Humans Have Made 30 Trillion Tons of Stuff

That's 110 pounds per square meter of the Earth's surface

By Michael Harthorne, Newser Staff
newser.com

(NEWSER) – Humans have built a ton of things to keep us alive on this twirling little rock: farms, airports, roads, CDs, houses, computers, landfills, and so forth. All these things are known as the technosphere, and for the first time ever—in a study published last month in the Anthropocene Review—scientists have estimated their total weight: an impressive 30 trillion tons. According to Forbes, that's "enough to add another good-sized mountain to the Appalachians, or perhaps even to the Rockies." Or as a press release breaks it down, it's roughly 110 pounds per square meter of the Earth's surface.

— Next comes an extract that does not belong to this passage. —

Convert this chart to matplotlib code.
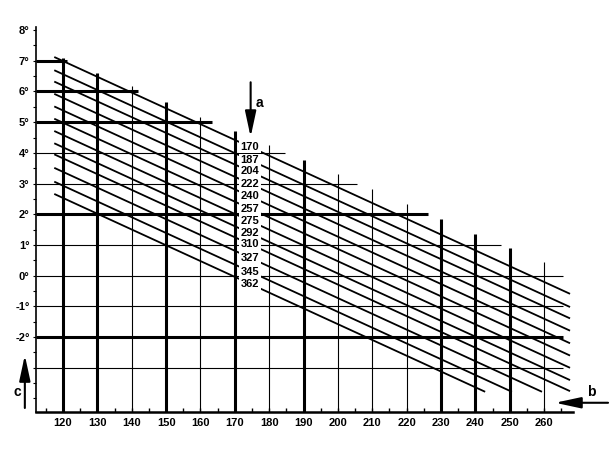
import matplotlib
matplotlib.use('Agg')
import matplotlib.pyplot as plt
import numpy as np

plt.rcParams['font.family'] = ['Liberation Sans', 'DejaVu Sans']

# vertical grid lines: x position, top (degrees), heavy or not
vline_x = [120, 130, 140, 150, 160, 170, 180, 190, 200, 210, 220, 230, 240, 250, 260]
vline_top = [7.09, 6.61, 6.19, 5.66, 5.18, 4.70, 4.25, 3.77, 3.31, 2.81, 2.33, 1.84, 1.37, 0.90, 0.44]
vline_heavy = [1, 1, 0, 1, 0, 1, 0, 1, 0, 0, 0, 1, 1, 1, 0]

# horizontal grid lines: degree, right end, heavy or not
hline_y = [7, 6, 5, 4, 3, 2, 1, 0, -1, -2, -3]
hline_end = [121.2, 141.8, 163.4, 184.6, 205.5, 226.3, 247.4, 265.5, 265.5, 265.5, 265.5]
hline_heavy = [1, 1, 1, 0, 0, 1, 0, 0, 0, 1, 0]

# diagonal curves: label, value at the left start
curve_labels = ['170', '187', '204', '222', '240', '257', '275', '292', '310', '327', '345', '362']
curve_start = [7.11, 6.68, 6.31, 5.91, 5.50, 5.10, 4.70, 4.30, 3.94, 3.50, 3.05, 2.65]
curve_x0 = 117.7
curve_x1 = 267.3
curve_slope = -0.0514
curve_floor = -3.77
label_x = 174.4

ytick_vals = [8, 7, 6, 5, 4, 3, 2, 1, 0, -1, -2]
ytick_text = ['8°', '7°', '6°', '5°', '4°', '3°', '2°', '1°', '0°', '-1°', '-2°']
xtick_vals = vline_x

fig = plt.figure(figsize=(6.15, 4.68), dpi=100)
ax = fig.add_axes([0.0585, 0.1197, 0.8732, 0.8226])
ax.set_xlim(112.14, 268.4)
ax.set_ylim(-4.44, 8.10)

for x, top, hv in zip(vline_x, vline_top, vline_heavy):
    ax.plot([x, x], [-4.44, top], color='black', lw=2.2 if hv else 0.8,
            solid_capstyle='butt', zorder=2)

for y, xe, hv in zip(hline_y, hline_end, hline_heavy):
    ax.plot([112.14, xe], [y, y], color='black', lw=2.2 if hv else 0.8,
            solid_capstyle='butt', zorder=2)

for lab, y0 in zip(curve_labels, curve_start):
    x_cut = curve_x0 + (y0 - curve_floor) / -curve_slope
    xe = min(curve_x1, x_cut)
    ax.plot([curve_x0, xe], [y0, y0 + curve_slope * (xe - curve_x0)],
            color='black', lw=1.3, zorder=3)
    ly = y0 + curve_slope * (label_x - curve_x0)
    ax.text(label_x, ly, lab, ha='center', va='center', fontsize=8,
            fontweight='bold', zorder=5,
            bbox=dict(facecolor='white', edgecolor='none', pad=1.0))

ax.spines['top'].set_visible(False)
ax.spines['right'].set_visible(False)
ax.spines['left'].set_linewidth(1.2)
ax.spines['bottom'].set_linewidth(1.8)

ax.set_xticks(xtick_vals)
ax.set_xticklabels([str(v) for v in xtick_vals], fontsize=8, fontweight='bold')
ax.set_xticks(np.arange(115, 270, 10), minor=True)
ax.tick_params(axis='x', which='both', direction='in', length=3, width=1, pad=4)

ax.set_yticks(ytick_vals)
ax.set_yticklabels(ytick_text, fontsize=8, fontweight='bold')
ax.set_yticks(np.arange(-4, 8.1, 0.5), minor=True)
ax.tick_params(axis='y', which='both', direction='out', length=2.5, width=0.8, pad=2)

arrow = dict(arrowstyle='-|>,head_length=1.3,head_width=0.28', color='black',
             lw=1.5, mutation_scale=12, shrinkA=0, shrinkB=0)
ax.annotate('', xy=(174.6, 4.52), xytext=(174.6, 6.3), arrowprops=arrow,
            annotation_clip=False)
ax.annotate('', xy=(108.9, -2.59), xytext=(108.9, -4.31), arrowprops=arrow,
            annotation_clip=False)
ax.annotate('', xy=(263.2, -4.14), xytext=(278.6, -4.14), arrowprops=arrow,
            annotation_clip=False)
ax.text(177.3, 5.61, 'a', fontsize=10, fontweight='bold', ha='center', va='center')
ax.text(106.6, -3.78, 'c', fontsize=10, fontweight='bold', ha='center', va='center',
        clip_on=False)
ax.text(273.8, -3.8, 'b', fontsize=10, fontweight='bold', ha='center', va='center',
        clip_on=False)

fig.savefig('out.png', dpi=100)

Researchers say the technosphere is a "major new phenomenon on this planet" that is "evolving extraordinarily rapidly." It's also a handy means of measuring how much humans have shaped the planet.

Scientists argue that the sheer scale of the technosphere is convincing evidence that we're living in a new, as-yet-unofficial geologic epoch known as the "Anthropocene," Gizmodo reports. The quickest way to be recognized as an epoch is to have a discernible fossil record, and due to the fact that the technosphere is—unlike the biosphere—"remarkably poor at recycling its own materials," that shouldn't be a problem. If "technofossils" from the Anthropocene were classified like normal fossils, there would more than a billion different types, outnumbering the types of species currently alive. (Scientists say Earth entered a new age around 1950.)